XHNW-FM
- Culiacán, Sinaloa; Mexico;
- Frequency: 103.3 FM
- Branding: Maxiradio

Programming
- Format: Pop

Ownership
- Owner: Corporativo Megamedios; (Mega Frecuencia, S.A. de C.V.);

History
- First air date: June 8, 1957 1994 (FM)

Technical information
- Licensing authority: CRT
- Class: B1
- ERP: 10 kW
- HAAT: 25.93 m (85.1 ft)

Links
- Website: maxiradio.mx

= XHNW-FM =

Radio station in Culiacán, Sinaloa, Mexico

XHNW-FM 103.3 is a radio station in Culiacán, Sinaloa, Mexico.
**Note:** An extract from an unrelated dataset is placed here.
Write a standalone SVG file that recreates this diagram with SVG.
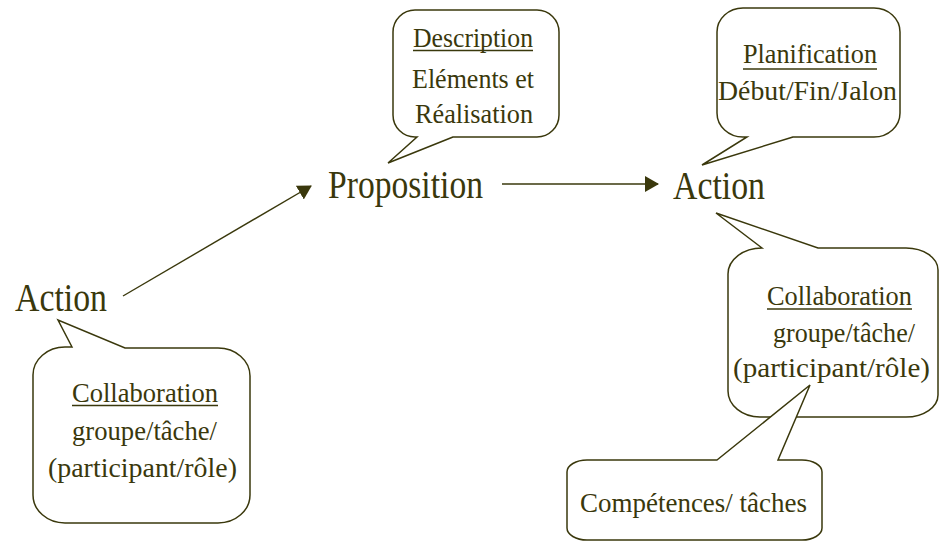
<svg xmlns="http://www.w3.org/2000/svg" width="939" height="542" viewBox="0 0 939 542">
<style>
.lbl{font-family:"Liberation Serif","Times New Roman",serif;fill:#3a380c;font-size:39px}
.ct{font-family:"Liberation Serif","Times New Roman",serif;fill:#3a380c;font-size:27px}
.bub{fill:#fff;stroke:#3a380c;stroke-width:1.5;stroke-linejoin:miter}
.ul{stroke:#3a380c;stroke-width:1.6}
.conn{stroke:#3a380c;stroke-width:1.4;fill:none}
</style>
<defs>
<marker id="ah" viewBox="0 0 14 16" refX="13" refY="8" markerWidth="14" markerHeight="16" markerUnits="userSpaceOnUse" orient="auto">
<path d="M0,0 L14,8 L0,16 Z" fill="#3a380c"/>
</marker>
</defs>
<g id="connectors">
<line class="conn" x1="123" y1="296" x2="311" y2="186" marker-end="url(#ah)"/>
<line class="conn" x1="502" y1="184" x2="658" y2="184" marker-end="url(#ah)"/>
</g>
<g id="action-left">
<text class="lbl" x="15" y="311" textLength="92" lengthAdjust="spacingAndGlyphs">Action</text>
</g>
<g id="proposition">
<text class="lbl" x="328" y="198" textLength="155" lengthAdjust="spacingAndGlyphs">Proposition</text>
</g>
<g id="action-right">
<text class="lbl" x="673" y="199" textLength="92" lengthAdjust="spacingAndGlyphs">Action</text>
</g>
<g id="callout-left">
<path class="bub" d="M72,347 L58,320 L125,348 L218,348 A32,28 0 0 1 250,376 L250,495 A32,28 0 0 1 218,523 L65,523 A32,28 0 0 1 33,495 L33,375 A32,28 0 0 1 65,347 Z"/>
<text class="ct" x="72" y="402" textLength="146" lengthAdjust="spacingAndGlyphs">Collaboration</text>
<line class="ul" x1="72" y1="405.5" x2="218" y2="405.5"/>
<text class="ct" x="72" y="440" textLength="145" lengthAdjust="spacingAndGlyphs">groupe/tâche/</text>
<text class="ct" x="48" y="477" textLength="189" lengthAdjust="spacingAndGlyphs">(participant/rôle)</text>
</g>
<g id="callout-description">
<path class="bub" d="M453,137 L388,163 L417,137 L415,137 A22,22 0 0 1 393,115 L393,32 A22,22 0 0 1 415,10 L537,10 A22,22 0 0 1 559,32 L559,115 A22,22 0 0 1 537,137 Z"/>
<text class="ct" x="413" y="47" textLength="120" lengthAdjust="spacingAndGlyphs">Description</text>
<line class="ul" x1="413" y1="50.5" x2="533" y2="50.5"/>
<text class="ct" x="412" y="88" textLength="122" lengthAdjust="spacingAndGlyphs">Eléments et</text>
<text class="ct" x="415" y="123" textLength="118" lengthAdjust="spacingAndGlyphs">Réalisation</text>
</g>
<g id="callout-planification">
<path class="bub" d="M793,137 L702,165 L747,137 L743,137 A26,24 0 0 1 717,113 L717,32 A26,24 0 0 1 743,8 L874,8 A26,24 0 0 1 900,32 L900,113 A26,24 0 0 1 874,137 Z"/>
<text class="ct" x="743" y="63" textLength="134" lengthAdjust="spacingAndGlyphs">Planification</text>
<line class="ul" x1="743" y1="69" x2="877" y2="69"/>
<text class="ct" x="718" y="100" textLength="179" lengthAdjust="spacingAndGlyphs">Début/Fin/Jalon</text>
</g>
<g id="callout-collab-right">
<path class="bub" d="M762,248 L716,213 L818,248 L906,248 A32,22 0 0 1 938,270 L938,395 A32,22 0 0 1 906,417 L760,417 A32,26 0 0 1 728,391 L728,274 A34,26 0 0 1 762,248 Z"/>
<text class="ct" x="767" y="305" textLength="145" lengthAdjust="spacingAndGlyphs">Collaboration</text>
<line class="ul" x1="767" y1="309" x2="912" y2="309"/>
<text class="ct" x="773" y="342" textLength="142" lengthAdjust="spacingAndGlyphs">groupe/tâche/</text>
<text class="ct" x="733" y="377" textLength="197" lengthAdjust="spacingAndGlyphs">(participant/rôle)</text>
</g>
<g id="callout-competences">
<path class="bub" d="M717,460 L810,385 L778,460 L802,460 A20,12 0 0 1 822,472 L822,528 A20,12 0 0 1 802,540 L587,540 A20,12 0 0 1 567,528 L567,472 A20,12 0 0 1 587,460 Z"/>
<text class="ct" x="580" y="512" textLength="227" lengthAdjust="spacingAndGlyphs">Compétences/ tâches</text>
</g>
</svg>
It carries a pop format known as Maxiradio and is owned by Corporativo Megamedios.

==History==

Logo as Máxima, prior to the name change to Maxiradio

XENW-AM 860 received its first concession on June 6, 1957, and took to the air two days later. It was owned by Héctor Ramos Rojo until it was transferred to Ilda Dolores Ortiz Palomares in 2000, two years after Héctor's death. The station became an AM-FM combo in 1994.

In 2007, the station was transferred from Ilda Dolores Ortiz Palomares to Megamedios, which is owned 90% by Ortiz Palomares and 10% by Arturo Ramos Ortiz.

In 2017, Megamedios surrendered the AM frequency after sixty years of operations.